Research techniques are a gift. They give good marketing spin. They’re new and exciting. They’re harder to rip off. You can charge more for them. You can probably even retro fit old data to them and re-release it. As insight geeks, we might be able to get excited about the techniques that are used to collect or analyse our data. But what about the experience of your average research user?

Regardless of the techniques used in the research, my guess is the experience of the average marketer, product manager or senior decision-maker is very similar. Fundamentally, it’ll come down to some degree of involvement in the set-up and design of the research, but mainly it’s the experience of having a bunch of insights presented to them for an hour or two in a room in the office they work in. Whatever the technique, it’s still a bunch of people in a room with a projector and some charts. The extent to which they feel truly engaged with the insights is roughly proportional to how well the story is told and sold by the person who’s presenting it.

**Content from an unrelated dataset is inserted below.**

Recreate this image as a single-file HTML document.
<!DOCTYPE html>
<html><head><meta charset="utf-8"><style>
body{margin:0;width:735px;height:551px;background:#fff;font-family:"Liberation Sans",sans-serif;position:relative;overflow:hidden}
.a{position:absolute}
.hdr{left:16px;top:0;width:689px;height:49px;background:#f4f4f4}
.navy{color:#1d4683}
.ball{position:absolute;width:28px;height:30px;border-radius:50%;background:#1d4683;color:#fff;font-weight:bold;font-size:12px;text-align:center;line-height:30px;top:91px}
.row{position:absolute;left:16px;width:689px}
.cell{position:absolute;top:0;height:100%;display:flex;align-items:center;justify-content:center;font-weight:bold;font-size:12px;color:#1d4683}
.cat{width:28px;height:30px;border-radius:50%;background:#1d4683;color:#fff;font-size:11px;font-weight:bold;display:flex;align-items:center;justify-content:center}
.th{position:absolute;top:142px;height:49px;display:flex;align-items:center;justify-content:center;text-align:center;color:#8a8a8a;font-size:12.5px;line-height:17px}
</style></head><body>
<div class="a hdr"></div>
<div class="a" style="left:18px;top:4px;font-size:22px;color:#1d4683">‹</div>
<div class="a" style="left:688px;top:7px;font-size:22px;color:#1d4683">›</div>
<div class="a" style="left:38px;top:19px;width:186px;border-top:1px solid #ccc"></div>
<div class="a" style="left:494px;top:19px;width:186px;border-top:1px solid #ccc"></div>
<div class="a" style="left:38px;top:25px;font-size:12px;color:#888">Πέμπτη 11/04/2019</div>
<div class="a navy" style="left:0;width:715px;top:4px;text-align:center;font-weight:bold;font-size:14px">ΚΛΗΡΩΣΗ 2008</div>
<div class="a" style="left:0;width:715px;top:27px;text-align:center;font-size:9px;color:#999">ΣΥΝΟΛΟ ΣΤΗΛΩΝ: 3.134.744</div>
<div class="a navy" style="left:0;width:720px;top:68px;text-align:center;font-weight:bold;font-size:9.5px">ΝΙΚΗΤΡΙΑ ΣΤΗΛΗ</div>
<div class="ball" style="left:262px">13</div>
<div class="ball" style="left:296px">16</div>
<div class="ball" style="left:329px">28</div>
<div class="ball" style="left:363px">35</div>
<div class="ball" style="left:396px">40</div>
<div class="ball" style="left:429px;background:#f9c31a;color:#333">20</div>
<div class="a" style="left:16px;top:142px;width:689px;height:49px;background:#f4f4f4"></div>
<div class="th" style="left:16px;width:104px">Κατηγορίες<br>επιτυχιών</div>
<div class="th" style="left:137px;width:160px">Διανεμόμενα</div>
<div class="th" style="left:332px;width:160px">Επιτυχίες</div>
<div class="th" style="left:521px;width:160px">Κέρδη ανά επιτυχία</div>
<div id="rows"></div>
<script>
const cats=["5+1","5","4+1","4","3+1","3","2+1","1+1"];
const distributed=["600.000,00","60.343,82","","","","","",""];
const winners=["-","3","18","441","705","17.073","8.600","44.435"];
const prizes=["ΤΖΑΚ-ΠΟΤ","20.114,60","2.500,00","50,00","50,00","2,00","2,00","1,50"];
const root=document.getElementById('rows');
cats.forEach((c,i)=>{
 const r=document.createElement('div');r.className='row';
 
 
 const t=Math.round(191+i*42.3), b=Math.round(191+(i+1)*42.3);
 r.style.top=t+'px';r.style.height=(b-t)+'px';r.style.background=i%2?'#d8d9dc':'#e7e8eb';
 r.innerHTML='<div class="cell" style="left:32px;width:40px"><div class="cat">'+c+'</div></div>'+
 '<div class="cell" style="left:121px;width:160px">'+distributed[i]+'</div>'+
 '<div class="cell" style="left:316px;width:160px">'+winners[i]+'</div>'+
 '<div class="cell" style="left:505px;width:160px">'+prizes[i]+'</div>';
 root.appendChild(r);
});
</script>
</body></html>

Techniques have changed and developed but the customer experience hasn’t all that much. We’re an industry that is prepared to risk on methodology but which can be risk averse on communication and delivery.

To extend the analogy, the research-user experience needs to move beyond cinema. It needs to move into publishing, storytelling, theatre, events, interactive experiences, games and quests. Like cinema, customer insights struggle to compete: users of business information are overwhelmed with content from inside and outside of their organisation. This information may vary in quality. The techniques used to gather and compile it might range from basic to sophisticated.

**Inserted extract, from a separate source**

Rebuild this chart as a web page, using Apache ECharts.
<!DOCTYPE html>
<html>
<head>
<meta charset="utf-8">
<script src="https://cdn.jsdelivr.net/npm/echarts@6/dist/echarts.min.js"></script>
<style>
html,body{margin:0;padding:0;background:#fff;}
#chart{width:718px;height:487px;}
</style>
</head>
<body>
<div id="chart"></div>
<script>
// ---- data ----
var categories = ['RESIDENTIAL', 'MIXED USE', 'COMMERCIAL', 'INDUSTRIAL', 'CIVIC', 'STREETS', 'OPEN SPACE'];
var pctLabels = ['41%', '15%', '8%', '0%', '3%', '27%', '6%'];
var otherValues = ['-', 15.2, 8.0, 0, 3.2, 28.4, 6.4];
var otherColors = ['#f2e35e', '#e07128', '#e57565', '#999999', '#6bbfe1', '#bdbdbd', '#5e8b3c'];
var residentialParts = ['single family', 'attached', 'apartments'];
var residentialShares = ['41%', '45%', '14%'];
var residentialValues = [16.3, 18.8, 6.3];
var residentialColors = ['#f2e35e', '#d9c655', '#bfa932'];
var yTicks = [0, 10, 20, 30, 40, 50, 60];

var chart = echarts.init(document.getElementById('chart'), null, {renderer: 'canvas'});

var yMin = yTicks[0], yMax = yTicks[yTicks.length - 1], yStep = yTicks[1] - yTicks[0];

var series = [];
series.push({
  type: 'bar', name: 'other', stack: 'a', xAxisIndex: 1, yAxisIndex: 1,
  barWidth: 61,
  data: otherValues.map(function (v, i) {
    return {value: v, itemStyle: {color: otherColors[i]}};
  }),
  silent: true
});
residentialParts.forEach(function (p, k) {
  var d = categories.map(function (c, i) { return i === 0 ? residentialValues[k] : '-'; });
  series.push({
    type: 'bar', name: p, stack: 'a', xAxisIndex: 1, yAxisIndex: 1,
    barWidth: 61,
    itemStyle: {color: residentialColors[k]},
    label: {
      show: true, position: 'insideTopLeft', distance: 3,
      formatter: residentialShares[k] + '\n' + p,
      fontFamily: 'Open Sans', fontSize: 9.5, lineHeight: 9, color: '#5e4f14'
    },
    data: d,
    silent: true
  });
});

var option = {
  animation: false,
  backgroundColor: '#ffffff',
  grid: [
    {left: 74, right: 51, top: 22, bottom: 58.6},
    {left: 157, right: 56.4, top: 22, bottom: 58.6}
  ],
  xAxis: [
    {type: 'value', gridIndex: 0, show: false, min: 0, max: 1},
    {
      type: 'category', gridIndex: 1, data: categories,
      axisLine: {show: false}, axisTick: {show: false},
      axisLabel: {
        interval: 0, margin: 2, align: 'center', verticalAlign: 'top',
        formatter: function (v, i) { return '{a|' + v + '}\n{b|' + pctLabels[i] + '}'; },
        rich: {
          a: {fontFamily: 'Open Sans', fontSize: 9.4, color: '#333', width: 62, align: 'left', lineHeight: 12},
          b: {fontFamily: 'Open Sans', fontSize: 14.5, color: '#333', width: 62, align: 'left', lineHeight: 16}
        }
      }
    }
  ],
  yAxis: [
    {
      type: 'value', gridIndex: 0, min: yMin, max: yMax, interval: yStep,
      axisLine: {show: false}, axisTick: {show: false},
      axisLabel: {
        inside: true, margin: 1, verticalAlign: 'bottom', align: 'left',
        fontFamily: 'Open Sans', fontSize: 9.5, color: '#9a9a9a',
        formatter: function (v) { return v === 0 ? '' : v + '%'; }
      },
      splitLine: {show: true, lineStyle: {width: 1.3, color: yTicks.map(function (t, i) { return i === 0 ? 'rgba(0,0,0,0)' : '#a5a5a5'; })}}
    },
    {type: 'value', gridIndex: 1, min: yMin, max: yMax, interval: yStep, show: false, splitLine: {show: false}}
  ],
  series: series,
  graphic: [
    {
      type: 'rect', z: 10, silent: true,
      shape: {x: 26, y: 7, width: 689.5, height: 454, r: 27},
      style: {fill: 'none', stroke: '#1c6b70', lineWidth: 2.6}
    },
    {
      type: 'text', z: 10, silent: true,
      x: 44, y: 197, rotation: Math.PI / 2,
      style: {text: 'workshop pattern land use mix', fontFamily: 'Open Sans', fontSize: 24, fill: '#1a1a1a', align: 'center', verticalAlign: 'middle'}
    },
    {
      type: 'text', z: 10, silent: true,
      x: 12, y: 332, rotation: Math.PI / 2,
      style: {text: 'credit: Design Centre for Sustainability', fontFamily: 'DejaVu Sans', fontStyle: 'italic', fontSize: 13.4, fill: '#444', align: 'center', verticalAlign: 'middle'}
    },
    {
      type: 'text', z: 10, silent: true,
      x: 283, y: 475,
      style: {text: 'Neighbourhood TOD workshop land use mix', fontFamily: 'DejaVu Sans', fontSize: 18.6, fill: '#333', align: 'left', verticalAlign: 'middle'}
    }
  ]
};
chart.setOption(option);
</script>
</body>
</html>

But one thing’s for sure: what will make it stand out is the way in which it’s delivered. Ultimately what counts is the customer’s experience.

Jeremy Rix is founder and chief listener at Oko. He’s online at Rix is presenting a workshop to co-create the future of research at MRS Annual Conference on 19 March. More details at


11 years ago

I agree with you Jeremy; and the more we talk about methods and data the more we actually talk ourselves down the value chain

Like Report

11 years ago

Interesting piece, and a perpetually relevant topic. But I only half-agree with: "The extent to which they feel truly engaged with the insights is roughly proportional to how well the story is told and sold by the person who’s presenting it." The bigger problem I see - both every day and in the wider industry - is not about how to engage people with the insights. It's about actually *relaying* the insights. What I receive as a research client is a set of charts saying "we asked this, these are the numbers who gave each answer". It's meaningless, and I don't care - I'm a good enough researcher that I know precisely what numbers we expect, and exactly what in the question made them more likely to give answer x than y. What I rarely - if ever - hear is what it means. What's the underlying motivation/ attribute/ behaviour that's reflected in these responses, and how does it relate to the question that prompted the study? It's enough to make me think that a) the majority of research relationships are broken and b) I could be a great research consultant. Both of those are probably wrong, but as a research buyer, I'm not getting what I'm paying for.

Like Report

11 years ago

We as researchers are very much 'technicians' first and 'salespeople' second - hence the current state of play. But behind every great movie you have extraordinary scriptwriters, directors, producers etc. who all have very systematic (albeit extremely creative) approaches to their craft. With a dud script you have a dud movie and a poor user experience. With a dud questionnaitre design, poor sampling frame, sloppy fieldowrk, bad weighting techiques etc. you get poor data and a poor user experience. So while I agree we need to greatly enhance the final step in the customer delivery chain - the insights and actions presentation - just like in making movies, ensure you have the best practioners (who never make it to the red carpet) and let them do their best work and your presentation will shine.

Like Report

11 years ago

Nick, I think we may actually be agreeing with each other more completely than you've suggested. For me, the insight story IS the insight not (just) data + what it means for the business. It must always be told in the business/ market context if it's to engage the audience. And it should act as the stimulus for fresh ideas and a driver of action. There's a responsibility on agencies to be imagintive, bold, risk-taking and adventurous in telling this type of meaningful insight story. I'd hope that you could challenge your agencies to do more - it'll be better work for you and your business, and also more exicting and interesting work for them.

Like Report

11 years ago

In my experience, the output of market research is often given much less time, budget, thought and effort than the research design, data collection and analysis. Research into what time people spend on the different elements of a MR project supports this. I am not sure that the movie analogy is working for me as it stands if only because making a movie is creative, whereas the process of market research is not. In fact the skills required to ensure research is done brilliantly are not the same skills that are required to ensure it is communicated brilliantly. On the other hand, if researchers treated the output of their research as a creative project in itself (like a movie?), the product of research would have more impact, relevant and power than most of the materials we produce now.